Michael Cross 

The backroom boys

Respected surveys have encouraging news about the progress of e-government in the UK, even while citizens appear unimpressed with the efforts. Michael Cross reports.
  
  


Andrew Pinder, the e-envoy, had an early leaving present last month. A respected annual survey of "e-readiness" placed the UK second only to Denmark among 64 countries. The study, by the Economist Intelligence Unit and the IBM Institute for Business Value, ranks countries according to a basket of 100 measures such as the availability of broadband, the legal climate and whether its people take to e-technologies.

In this year's survey, Britain joins four e-obsessed Nordic countries in the top five; the US, which once topped the league, is number six, largely because of the poor take-up of broadband. Azerbaijan takes the wooden spoon.

Britain scores well in the report largely because it is Europe's most competitive broadband market, and people are willing to shop online.

Pinder's target when he was appointed four years ago was to make Britain the best place in the world for e-commerce, so he's rather pleased with the result. "A photo-finish with Denmark - I can live with that," he says.

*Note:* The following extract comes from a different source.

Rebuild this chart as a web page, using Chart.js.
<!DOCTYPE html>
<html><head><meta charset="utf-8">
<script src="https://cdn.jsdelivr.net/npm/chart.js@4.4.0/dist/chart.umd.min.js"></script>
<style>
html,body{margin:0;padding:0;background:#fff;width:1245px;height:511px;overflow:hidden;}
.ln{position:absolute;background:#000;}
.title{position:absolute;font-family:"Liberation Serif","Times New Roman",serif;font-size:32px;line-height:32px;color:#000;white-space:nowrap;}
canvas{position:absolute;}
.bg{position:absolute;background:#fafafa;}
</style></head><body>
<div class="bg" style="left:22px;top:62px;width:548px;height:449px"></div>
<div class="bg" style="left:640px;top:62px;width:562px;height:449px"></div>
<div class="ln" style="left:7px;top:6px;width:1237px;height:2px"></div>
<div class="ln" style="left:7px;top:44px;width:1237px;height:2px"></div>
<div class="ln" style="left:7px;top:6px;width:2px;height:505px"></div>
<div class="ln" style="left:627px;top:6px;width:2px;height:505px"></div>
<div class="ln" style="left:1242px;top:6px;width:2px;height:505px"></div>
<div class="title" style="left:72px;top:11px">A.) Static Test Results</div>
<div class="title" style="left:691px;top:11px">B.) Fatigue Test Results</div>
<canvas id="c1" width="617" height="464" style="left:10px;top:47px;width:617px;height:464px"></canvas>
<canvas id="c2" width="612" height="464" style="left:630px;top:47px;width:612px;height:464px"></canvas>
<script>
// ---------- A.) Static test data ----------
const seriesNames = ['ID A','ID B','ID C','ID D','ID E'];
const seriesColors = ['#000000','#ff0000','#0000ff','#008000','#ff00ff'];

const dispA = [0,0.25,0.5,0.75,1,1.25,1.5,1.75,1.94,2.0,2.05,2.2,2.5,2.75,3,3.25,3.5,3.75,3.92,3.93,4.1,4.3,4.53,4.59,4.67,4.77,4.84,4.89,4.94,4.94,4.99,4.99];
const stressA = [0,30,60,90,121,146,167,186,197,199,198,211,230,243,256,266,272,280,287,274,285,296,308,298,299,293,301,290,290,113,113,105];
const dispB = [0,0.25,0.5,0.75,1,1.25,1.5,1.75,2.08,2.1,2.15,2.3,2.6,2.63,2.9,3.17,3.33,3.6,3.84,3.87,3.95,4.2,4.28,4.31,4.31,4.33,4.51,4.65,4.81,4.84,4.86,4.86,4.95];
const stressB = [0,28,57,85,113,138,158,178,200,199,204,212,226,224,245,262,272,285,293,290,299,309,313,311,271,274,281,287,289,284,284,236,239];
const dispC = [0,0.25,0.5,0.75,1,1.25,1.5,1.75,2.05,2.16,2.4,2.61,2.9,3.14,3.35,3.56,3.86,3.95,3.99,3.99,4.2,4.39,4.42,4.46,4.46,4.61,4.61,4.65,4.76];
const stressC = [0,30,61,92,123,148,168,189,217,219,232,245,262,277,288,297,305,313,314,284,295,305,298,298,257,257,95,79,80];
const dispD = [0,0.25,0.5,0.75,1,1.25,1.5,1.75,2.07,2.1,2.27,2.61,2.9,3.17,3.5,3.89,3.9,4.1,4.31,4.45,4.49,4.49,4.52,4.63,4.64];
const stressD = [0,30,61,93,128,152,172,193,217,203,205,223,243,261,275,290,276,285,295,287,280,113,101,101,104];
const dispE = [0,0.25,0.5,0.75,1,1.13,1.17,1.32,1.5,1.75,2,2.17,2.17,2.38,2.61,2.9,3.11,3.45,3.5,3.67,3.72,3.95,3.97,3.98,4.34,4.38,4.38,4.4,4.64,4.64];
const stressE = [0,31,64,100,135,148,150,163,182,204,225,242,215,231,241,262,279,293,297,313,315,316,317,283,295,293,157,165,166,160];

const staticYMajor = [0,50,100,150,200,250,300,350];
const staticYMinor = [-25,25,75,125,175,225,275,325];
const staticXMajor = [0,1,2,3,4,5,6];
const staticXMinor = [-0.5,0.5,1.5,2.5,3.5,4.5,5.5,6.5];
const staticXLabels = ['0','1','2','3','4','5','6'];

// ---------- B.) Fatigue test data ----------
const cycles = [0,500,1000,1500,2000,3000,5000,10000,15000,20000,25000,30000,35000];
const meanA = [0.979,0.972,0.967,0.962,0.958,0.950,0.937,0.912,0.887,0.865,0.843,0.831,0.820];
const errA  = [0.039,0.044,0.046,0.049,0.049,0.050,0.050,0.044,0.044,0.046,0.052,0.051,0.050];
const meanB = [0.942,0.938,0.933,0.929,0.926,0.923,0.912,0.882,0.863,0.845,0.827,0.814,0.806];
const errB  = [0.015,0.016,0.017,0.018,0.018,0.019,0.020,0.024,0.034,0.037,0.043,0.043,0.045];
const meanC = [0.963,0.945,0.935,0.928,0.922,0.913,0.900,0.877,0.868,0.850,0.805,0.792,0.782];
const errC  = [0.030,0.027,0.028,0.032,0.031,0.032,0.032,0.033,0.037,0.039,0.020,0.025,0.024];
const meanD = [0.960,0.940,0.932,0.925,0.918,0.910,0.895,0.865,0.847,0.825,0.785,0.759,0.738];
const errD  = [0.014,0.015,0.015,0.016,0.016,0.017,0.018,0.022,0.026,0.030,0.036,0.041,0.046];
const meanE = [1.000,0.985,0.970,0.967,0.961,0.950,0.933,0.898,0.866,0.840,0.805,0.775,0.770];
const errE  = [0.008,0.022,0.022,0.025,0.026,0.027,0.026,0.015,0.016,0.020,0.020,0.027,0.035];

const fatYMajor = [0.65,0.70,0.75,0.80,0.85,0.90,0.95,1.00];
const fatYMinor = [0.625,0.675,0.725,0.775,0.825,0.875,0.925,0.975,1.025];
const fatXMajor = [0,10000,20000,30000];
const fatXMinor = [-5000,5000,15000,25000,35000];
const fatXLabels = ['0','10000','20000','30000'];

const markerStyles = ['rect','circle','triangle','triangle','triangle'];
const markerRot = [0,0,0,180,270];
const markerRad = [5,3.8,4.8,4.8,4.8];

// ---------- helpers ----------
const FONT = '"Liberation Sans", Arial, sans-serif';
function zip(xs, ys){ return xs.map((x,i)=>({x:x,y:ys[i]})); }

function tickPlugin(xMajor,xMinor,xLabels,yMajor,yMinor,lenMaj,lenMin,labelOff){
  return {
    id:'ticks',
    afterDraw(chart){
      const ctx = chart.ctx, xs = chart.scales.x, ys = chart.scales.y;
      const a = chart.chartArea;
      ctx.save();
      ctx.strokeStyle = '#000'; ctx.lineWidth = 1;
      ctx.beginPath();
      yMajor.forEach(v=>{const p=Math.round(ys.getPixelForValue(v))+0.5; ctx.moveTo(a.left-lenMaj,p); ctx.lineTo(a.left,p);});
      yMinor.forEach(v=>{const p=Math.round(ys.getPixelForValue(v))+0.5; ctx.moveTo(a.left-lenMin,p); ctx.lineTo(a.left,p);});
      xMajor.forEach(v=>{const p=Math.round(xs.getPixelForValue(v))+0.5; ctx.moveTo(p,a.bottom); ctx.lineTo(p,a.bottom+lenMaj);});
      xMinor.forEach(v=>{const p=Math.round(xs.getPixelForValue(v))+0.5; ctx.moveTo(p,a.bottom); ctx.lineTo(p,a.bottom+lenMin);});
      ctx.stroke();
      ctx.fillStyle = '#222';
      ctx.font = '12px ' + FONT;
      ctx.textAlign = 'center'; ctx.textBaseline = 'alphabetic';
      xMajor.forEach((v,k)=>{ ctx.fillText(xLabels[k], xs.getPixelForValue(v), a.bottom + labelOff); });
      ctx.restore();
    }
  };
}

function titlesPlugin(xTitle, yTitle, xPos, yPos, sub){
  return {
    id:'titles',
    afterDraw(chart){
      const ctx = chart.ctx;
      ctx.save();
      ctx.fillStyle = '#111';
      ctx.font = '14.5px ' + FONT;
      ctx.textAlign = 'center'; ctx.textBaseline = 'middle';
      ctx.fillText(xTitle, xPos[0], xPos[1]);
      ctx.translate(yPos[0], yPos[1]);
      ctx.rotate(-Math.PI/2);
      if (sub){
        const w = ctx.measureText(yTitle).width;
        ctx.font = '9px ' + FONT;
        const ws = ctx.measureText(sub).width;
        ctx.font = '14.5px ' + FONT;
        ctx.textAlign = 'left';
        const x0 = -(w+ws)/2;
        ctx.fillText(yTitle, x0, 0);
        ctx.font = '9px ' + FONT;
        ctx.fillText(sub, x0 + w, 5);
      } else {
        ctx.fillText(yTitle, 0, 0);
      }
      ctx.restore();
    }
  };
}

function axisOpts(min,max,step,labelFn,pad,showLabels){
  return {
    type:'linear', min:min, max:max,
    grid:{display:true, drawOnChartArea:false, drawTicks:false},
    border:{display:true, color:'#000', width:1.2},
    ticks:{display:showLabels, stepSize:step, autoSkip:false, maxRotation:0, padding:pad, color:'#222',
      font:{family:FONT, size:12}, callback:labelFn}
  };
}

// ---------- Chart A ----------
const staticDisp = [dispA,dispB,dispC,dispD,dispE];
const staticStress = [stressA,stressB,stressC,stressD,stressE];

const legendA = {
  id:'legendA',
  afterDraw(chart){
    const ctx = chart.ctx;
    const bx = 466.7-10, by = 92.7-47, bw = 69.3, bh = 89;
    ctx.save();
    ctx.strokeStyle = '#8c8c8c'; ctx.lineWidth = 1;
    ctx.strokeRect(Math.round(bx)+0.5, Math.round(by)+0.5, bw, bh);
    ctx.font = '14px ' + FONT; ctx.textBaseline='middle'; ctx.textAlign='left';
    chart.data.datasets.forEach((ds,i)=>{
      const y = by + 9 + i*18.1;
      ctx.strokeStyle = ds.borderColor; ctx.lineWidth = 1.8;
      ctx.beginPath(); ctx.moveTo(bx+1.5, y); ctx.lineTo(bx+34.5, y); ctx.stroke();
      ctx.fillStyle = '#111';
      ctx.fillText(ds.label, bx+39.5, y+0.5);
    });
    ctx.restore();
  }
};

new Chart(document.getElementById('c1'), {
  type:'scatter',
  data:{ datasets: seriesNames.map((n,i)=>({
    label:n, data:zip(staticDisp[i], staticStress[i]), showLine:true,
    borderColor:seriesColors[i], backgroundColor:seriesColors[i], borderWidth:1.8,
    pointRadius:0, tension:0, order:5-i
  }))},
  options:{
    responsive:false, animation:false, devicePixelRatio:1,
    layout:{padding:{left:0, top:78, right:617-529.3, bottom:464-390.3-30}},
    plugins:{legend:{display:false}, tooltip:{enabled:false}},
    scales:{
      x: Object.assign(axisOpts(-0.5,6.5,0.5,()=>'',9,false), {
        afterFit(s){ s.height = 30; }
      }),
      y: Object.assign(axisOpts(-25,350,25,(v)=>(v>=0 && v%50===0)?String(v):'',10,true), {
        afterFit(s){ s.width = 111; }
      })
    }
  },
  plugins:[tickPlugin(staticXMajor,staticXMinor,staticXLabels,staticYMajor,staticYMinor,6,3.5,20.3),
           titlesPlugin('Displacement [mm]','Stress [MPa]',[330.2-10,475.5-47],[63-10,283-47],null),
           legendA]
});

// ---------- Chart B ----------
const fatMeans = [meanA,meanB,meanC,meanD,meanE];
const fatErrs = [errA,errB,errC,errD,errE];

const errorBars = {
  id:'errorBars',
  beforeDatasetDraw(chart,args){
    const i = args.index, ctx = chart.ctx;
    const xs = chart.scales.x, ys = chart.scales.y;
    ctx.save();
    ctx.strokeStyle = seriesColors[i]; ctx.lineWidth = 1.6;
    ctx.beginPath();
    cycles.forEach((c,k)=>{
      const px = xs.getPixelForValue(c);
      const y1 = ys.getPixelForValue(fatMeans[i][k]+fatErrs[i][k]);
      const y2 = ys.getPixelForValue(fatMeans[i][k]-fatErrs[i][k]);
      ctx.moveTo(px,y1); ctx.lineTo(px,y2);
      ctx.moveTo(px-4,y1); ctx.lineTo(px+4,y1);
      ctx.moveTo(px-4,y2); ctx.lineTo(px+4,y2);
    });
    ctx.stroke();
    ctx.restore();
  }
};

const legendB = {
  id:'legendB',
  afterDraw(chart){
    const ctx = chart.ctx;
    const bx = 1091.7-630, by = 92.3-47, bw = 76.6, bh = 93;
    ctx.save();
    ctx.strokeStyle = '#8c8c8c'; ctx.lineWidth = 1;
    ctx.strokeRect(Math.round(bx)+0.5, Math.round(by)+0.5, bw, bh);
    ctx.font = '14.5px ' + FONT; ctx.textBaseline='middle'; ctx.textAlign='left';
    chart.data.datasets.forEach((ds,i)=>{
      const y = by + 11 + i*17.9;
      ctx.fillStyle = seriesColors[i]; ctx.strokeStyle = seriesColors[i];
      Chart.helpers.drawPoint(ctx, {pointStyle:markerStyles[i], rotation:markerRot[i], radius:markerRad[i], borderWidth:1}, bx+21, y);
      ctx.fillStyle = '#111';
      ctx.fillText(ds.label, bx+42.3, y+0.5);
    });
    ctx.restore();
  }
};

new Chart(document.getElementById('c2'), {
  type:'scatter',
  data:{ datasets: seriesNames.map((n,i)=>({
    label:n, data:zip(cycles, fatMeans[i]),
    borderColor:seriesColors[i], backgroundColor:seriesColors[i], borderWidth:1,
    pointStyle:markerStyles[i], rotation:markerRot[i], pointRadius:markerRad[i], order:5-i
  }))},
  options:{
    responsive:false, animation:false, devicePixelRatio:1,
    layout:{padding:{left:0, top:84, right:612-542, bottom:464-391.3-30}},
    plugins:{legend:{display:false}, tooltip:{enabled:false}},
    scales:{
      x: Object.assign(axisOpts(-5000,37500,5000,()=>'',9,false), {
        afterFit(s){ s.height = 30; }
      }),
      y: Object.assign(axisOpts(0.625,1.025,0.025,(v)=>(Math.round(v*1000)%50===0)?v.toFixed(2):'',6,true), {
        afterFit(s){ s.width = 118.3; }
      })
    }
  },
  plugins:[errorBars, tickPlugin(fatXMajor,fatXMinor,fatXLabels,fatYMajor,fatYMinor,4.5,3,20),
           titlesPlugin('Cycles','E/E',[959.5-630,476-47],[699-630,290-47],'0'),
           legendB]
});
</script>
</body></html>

Unfortunately for the e-envoy, now minding the shop while the Cabinet Office reorganises his office under a yet-to-be appointed head of e-government, another influential survey last week painted a less flattering picture. In the headline findings, anyway.

The survey is management consultant Accenture's fifth scorecard of e-governments around the world. The report, which assesses the "maturity" of services by which citizens and businesses can interact with their governments online, places Britain ninth out of 22 countries surveyed. For the fourth year in a row, Canada is top. Singapore and the US are joint second.

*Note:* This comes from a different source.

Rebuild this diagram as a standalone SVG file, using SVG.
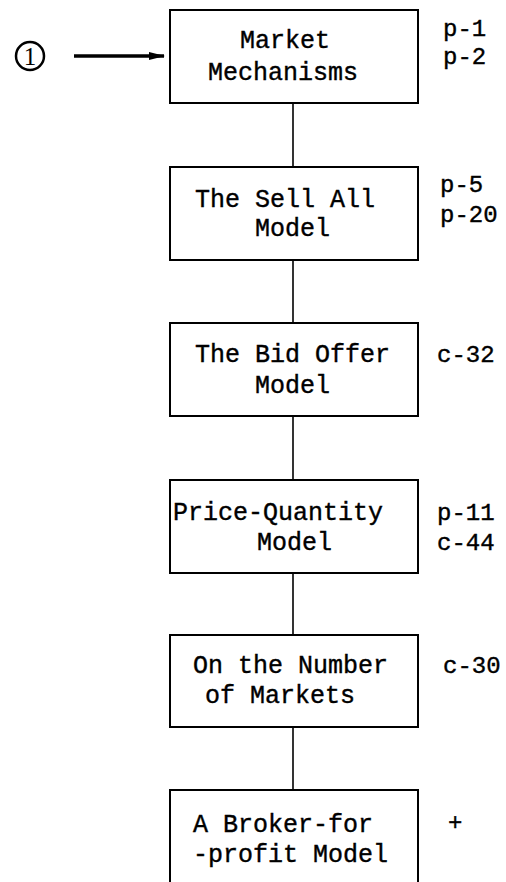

More embarrassing than the bald ranking is that Britain's position has slipped one place since last year, to be overtaken by France. Accenture comments that Britain made "limited progress" in its e-government programme in 2003.

However, behind the headline ranking is more encouraging news. Slow progress can be a sign of maturity of e-government: when administrations put official business on the internet, they start with the easy bits, such as publishing electronic versions of government brochures. The British government has more or less done that; it is now at the stage of "e-enabling" transactions such as paying car tax. Transactions are more difficult especially if, like car tax, they involve more than one government agency.

Accenture says that, while few online services changed noticeably in 2003, backroom teams were putting in essential components for the difficult bits. For example, the Government Gateway, a centralised registration service for e-government services, "underwent a major upgrade in April 2003 to allow end-to-end transactions between agencies as well as with their customers".

The Accenture report commends the forthcoming appointment of a head of e-government (management consultancies are doing their damndest to put an alumnus in the post). It also praises Britain's explicit inten tion to reform the public service through IT rather than the more usual practice of duplicating existing ways of dealing with government, as an end to itself.

Britain also gets a gold star for trying to measure what exactly it gets from e-government. "Developments such as these are important, as in recent history the United Kingdom's e-government programme came under scrutiny for its emphasis on getting as many services online as possible without clearly demonstrating the value of doing so."

There is one small cloud on the horizon. Britons seem to be unimpressed with their state's e-efforts. "Our citizen survey showed that take-up continues to be an issue for the United Kingdom." Among internet users surveyed, 40% had never visited a government website. Germany, ranking 14, does even worse: 54% of regular internet users have never visited a government site.

Britons, however, take the prize for cynicism: 20% describe themselves as pessimistic about e-technologies making the government more efficient and more accountable. That is higher than in any other country surveyed.

Accenture suggests that if you build a service, people will come. "Of the countries we surveyed in both 2003 and 2004, Canada and Singapore recorded the strongest growth in e-government transactional use. For example, the percentage of regular internet users who filed their taxes online jumped from 21% to 33% in Canada and from 33% to 55% in Singapore in just one year."

And the number of UK internet users who say they have never visited a government site is falling. "Along with increased usage has come increased satisfaction. The number of regular internet users in the United Kingdom who rated their country's e-government performance as fair or better jumped from 48% to 65%."

Accenture concludes by saying the picture of e-government in Britain "may be very different in a year's time". Changes in leadership and organisation, enhancements to the Directgov citizen portal and initiatives to drive take-up of e-government should make Britain "one of the most interesting e-government programmes to watch over the next 12 months".